## Begin Dataset content

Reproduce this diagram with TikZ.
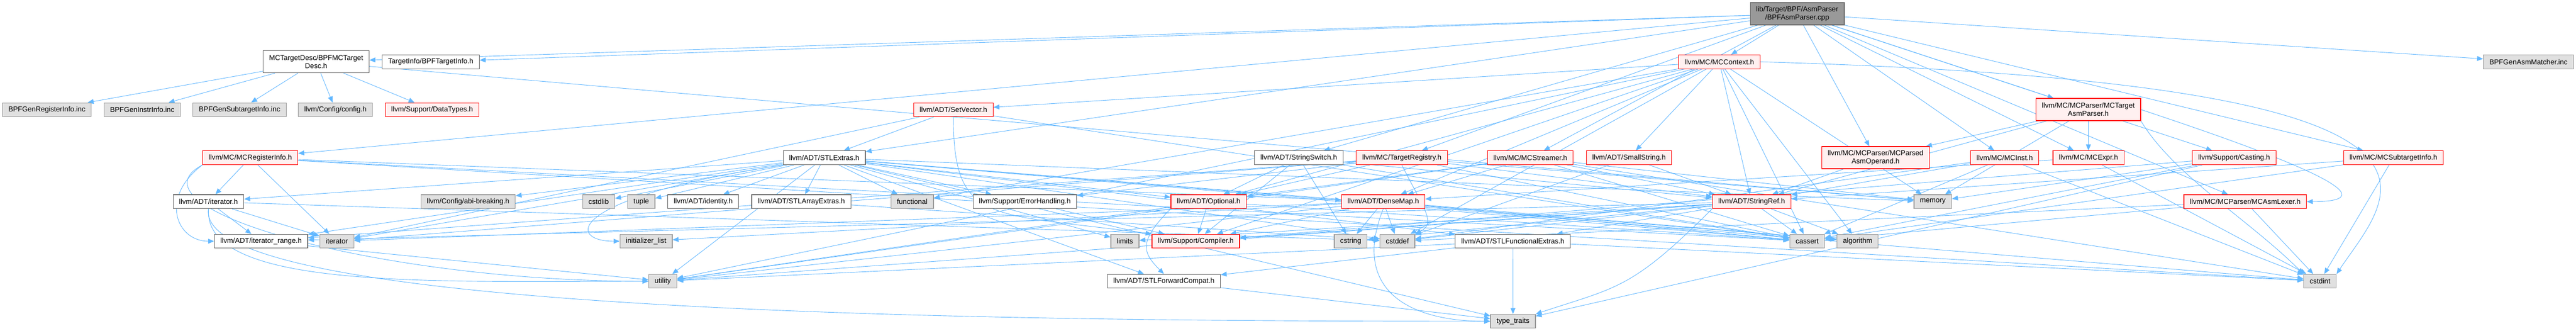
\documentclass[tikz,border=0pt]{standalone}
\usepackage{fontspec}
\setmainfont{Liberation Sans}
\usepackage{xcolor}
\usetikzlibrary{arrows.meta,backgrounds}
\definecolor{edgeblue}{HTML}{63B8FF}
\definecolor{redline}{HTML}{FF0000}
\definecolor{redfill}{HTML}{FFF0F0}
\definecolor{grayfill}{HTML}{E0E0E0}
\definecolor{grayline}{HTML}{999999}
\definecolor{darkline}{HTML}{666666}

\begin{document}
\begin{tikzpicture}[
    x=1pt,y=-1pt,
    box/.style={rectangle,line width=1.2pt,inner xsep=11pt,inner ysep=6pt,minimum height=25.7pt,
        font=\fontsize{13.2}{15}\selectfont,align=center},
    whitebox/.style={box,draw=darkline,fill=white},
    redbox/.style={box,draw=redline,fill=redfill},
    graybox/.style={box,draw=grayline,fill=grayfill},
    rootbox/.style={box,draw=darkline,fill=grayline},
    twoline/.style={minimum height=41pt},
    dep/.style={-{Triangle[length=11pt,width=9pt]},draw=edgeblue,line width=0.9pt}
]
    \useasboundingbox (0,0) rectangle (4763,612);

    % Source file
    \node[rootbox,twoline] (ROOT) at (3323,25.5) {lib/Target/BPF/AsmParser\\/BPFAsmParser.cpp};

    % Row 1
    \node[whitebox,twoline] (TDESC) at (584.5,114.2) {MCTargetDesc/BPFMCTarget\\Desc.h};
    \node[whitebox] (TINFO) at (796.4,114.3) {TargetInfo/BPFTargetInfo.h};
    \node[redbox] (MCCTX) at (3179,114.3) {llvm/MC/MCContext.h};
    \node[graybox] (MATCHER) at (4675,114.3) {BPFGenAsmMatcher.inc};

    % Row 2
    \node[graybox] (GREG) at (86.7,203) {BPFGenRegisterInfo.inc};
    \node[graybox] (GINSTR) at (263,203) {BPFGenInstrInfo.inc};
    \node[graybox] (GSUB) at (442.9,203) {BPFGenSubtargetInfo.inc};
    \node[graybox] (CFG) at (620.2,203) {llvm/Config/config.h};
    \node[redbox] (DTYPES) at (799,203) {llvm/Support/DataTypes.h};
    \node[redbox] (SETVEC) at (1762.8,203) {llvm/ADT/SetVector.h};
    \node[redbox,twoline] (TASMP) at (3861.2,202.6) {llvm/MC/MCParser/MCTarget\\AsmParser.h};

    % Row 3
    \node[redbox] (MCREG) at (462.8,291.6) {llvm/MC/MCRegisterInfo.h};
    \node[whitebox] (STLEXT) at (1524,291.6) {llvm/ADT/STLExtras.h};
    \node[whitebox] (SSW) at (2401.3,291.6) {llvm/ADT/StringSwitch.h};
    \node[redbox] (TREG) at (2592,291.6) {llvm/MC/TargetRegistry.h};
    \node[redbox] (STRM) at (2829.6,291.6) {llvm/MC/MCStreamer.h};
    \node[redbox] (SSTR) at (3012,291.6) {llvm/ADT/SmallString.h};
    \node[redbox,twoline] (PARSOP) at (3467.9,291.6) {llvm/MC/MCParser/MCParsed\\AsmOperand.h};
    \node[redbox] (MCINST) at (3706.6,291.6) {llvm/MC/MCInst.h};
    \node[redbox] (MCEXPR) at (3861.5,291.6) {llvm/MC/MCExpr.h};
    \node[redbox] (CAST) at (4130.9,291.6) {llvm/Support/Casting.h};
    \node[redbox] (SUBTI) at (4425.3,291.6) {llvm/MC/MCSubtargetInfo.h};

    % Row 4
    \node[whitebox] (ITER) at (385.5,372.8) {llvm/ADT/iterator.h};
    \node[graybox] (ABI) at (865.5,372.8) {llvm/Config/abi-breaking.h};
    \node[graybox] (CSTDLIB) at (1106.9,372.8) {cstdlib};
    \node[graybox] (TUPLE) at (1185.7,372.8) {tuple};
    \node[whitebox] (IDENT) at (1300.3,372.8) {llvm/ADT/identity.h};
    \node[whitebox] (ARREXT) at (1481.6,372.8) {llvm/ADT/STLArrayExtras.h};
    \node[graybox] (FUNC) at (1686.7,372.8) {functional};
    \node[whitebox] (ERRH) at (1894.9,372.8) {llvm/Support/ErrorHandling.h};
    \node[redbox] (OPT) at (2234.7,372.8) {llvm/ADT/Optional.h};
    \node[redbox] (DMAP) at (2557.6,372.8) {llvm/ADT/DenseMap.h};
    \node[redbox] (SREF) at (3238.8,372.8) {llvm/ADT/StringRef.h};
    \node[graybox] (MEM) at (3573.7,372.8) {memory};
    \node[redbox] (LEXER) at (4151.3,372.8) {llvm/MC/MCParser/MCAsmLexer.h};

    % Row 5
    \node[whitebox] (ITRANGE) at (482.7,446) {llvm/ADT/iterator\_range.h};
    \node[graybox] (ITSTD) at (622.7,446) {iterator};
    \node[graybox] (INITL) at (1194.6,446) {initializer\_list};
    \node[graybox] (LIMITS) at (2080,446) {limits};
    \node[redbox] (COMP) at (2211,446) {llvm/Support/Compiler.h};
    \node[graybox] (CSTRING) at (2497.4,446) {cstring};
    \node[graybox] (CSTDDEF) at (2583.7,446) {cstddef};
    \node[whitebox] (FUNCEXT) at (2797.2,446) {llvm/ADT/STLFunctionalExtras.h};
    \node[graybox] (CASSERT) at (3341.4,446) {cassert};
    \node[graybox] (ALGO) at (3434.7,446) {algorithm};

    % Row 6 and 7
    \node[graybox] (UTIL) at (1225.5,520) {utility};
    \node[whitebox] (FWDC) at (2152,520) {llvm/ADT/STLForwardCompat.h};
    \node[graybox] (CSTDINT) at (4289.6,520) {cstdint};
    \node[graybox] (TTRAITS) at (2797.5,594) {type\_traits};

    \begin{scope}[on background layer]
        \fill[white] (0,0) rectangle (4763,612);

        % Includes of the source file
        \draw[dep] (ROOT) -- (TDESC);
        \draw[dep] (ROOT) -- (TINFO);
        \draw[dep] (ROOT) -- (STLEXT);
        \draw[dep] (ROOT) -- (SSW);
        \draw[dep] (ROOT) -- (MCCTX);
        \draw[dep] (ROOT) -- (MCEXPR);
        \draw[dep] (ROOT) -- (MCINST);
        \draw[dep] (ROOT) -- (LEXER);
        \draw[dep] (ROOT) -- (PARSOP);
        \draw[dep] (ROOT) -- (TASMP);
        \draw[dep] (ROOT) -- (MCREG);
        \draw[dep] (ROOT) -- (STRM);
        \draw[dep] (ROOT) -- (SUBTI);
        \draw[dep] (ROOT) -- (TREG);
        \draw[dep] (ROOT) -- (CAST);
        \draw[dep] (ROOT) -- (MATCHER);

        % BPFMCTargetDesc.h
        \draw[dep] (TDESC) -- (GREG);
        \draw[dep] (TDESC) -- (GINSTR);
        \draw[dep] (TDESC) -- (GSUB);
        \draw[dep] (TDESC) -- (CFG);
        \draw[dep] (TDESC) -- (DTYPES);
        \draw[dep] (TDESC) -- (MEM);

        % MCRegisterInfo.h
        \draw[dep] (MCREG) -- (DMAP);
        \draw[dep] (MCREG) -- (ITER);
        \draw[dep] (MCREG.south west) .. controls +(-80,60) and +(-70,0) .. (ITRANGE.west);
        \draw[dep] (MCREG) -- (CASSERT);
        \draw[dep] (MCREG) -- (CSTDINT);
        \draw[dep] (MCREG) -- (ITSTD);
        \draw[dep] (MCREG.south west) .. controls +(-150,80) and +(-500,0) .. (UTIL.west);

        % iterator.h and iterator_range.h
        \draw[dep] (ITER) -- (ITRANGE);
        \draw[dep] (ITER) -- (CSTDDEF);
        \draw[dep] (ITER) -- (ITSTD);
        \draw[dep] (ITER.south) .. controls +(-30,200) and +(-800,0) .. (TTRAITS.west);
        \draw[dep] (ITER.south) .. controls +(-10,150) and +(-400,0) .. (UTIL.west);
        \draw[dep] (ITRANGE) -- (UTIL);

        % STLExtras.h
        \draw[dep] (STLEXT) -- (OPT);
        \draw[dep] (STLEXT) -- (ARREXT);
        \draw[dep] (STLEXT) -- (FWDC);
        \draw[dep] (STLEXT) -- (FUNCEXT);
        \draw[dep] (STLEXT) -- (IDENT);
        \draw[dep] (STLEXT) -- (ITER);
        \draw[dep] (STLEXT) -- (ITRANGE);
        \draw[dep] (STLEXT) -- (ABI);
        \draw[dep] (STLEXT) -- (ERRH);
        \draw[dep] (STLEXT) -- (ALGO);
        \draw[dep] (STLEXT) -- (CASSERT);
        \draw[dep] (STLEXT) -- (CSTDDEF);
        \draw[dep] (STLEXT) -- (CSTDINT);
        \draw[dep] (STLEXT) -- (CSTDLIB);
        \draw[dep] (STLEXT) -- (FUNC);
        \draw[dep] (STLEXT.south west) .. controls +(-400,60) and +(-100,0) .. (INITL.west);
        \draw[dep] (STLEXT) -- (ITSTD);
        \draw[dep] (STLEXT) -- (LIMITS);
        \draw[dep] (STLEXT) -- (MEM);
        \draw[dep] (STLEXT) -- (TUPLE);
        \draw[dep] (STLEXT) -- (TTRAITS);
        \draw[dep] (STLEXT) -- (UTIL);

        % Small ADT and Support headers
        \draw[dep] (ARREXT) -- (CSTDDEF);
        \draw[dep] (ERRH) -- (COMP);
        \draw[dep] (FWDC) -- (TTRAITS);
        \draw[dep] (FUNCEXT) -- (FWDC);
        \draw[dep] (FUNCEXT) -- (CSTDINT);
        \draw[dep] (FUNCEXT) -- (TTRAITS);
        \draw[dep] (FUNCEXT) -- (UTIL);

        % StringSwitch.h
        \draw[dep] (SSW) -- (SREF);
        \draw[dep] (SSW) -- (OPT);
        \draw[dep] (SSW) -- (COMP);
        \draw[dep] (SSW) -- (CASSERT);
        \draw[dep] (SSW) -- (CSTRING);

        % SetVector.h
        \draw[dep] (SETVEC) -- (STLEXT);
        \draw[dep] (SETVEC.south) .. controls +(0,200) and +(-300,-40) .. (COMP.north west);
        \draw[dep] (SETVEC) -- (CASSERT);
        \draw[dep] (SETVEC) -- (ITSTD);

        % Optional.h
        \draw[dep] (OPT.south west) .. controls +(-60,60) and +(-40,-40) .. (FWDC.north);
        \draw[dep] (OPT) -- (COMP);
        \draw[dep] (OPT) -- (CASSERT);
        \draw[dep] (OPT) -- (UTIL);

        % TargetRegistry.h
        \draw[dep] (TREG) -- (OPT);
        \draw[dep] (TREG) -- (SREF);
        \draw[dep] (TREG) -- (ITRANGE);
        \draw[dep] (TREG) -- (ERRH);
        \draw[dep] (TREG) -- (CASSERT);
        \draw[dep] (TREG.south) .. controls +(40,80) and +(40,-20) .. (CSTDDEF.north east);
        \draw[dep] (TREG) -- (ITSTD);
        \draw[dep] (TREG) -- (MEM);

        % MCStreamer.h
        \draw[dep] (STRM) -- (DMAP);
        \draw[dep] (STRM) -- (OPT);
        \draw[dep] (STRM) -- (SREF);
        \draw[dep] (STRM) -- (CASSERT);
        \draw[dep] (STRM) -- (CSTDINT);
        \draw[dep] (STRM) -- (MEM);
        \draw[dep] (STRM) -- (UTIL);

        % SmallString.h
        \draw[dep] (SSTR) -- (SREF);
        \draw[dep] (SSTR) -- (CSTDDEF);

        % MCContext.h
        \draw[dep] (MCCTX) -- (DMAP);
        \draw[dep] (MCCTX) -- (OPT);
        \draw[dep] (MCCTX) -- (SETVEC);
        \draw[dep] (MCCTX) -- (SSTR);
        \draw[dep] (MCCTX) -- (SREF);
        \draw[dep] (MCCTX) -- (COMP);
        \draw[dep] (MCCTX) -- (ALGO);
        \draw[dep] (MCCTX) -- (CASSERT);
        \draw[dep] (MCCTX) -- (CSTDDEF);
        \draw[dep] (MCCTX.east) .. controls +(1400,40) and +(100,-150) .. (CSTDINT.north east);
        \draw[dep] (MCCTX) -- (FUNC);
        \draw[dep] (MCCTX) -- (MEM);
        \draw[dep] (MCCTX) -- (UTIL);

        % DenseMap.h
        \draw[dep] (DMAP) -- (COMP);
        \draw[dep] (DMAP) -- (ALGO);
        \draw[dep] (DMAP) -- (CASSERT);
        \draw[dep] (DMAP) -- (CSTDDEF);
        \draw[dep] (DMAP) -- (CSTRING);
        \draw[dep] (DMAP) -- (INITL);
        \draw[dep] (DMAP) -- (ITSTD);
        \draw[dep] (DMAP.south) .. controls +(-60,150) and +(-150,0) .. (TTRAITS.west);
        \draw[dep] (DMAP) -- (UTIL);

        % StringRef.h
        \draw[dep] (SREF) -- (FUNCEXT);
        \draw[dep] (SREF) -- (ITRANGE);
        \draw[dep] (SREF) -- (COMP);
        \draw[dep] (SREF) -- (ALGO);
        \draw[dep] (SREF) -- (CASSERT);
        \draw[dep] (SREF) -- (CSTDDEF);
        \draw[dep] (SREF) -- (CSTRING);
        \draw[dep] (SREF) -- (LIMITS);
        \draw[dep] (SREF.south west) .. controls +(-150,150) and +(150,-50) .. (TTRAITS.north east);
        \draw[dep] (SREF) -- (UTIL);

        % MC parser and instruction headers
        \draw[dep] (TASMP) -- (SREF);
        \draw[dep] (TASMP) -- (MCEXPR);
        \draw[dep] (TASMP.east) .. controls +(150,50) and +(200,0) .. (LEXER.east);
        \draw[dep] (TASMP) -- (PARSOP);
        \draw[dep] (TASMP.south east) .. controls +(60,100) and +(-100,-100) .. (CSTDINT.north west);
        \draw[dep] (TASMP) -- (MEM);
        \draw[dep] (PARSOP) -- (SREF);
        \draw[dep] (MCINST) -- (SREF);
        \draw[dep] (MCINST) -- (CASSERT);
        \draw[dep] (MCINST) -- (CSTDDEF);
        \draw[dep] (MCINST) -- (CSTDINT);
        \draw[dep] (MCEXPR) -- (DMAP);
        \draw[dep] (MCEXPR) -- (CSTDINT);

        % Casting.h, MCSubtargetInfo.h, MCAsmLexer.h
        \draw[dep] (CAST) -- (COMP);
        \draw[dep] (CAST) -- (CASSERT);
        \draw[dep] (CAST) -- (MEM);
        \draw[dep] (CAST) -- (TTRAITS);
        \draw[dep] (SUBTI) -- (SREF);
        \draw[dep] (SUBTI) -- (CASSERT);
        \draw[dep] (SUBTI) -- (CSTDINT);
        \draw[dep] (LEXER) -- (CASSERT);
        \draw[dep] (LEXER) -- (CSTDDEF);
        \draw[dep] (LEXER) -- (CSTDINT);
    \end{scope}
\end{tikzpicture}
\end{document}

## End Dataset content

## [Directions]
Go from the first line of the data above to the line containing "(MATCHER) at (4675,114.3)" and retype exactly those lines, both included, but none of the pictures.

## [Result below]
Reproduce this diagram with TikZ.
\documentclass[tikz,border=0pt]{standalone}
\usepackage{fontspec}
\setmainfont{Liberation Sans}
\usepackage{xcolor}
\usetikzlibrary{arrows.meta,backgrounds}
\definecolor{edgeblue}{HTML}{63B8FF}
\definecolor{redline}{HTML}{FF0000}
\definecolor{redfill}{HTML}{FFF0F0}
\definecolor{grayfill}{HTML}{E0E0E0}
\definecolor{grayline}{HTML}{999999}
\definecolor{darkline}{HTML}{666666}

\begin{document}
\begin{tikzpicture}[
    x=1pt,y=-1pt,
    box/.style={rectangle,line width=1.2pt,inner xsep=11pt,inner ysep=6pt,minimum height=25.7pt,
        font=\fontsize{13.2}{15}\selectfont,align=center},
    whitebox/.style={box,draw=darkline,fill=white},
    redbox/.style={box,draw=redline,fill=redfill},
    graybox/.style={box,draw=grayline,fill=grayfill},
    rootbox/.style={box,draw=darkline,fill=grayline},
    twoline/.style={minimum height=41pt},
    dep/.style={-{Triangle[length=11pt,width=9pt]},draw=edgeblue,line width=0.9pt}
]
    \useasboundingbox (0,0) rectangle (4763,612);

    % Source file
    \node[rootbox,twoline] (ROOT) at (3323,25.5) {lib/Target/BPF/AsmParser\\/BPFAsmParser.cpp};

    % Row 1
    \node[whitebox,twoline] (TDESC) at (584.5,114.2) {MCTargetDesc/BPFMCTarget\\Desc.h};
    \node[whitebox] (TINFO) at (796.4,114.3) {TargetInfo/BPFTargetInfo.h};
    \node[redbox] (MCCTX) at (3179,114.3) {llvm/MC/MCContext.h};
    \node[graybox] (MATCHER) at (4675,114.3) {BPFGenAsmMatcher.inc};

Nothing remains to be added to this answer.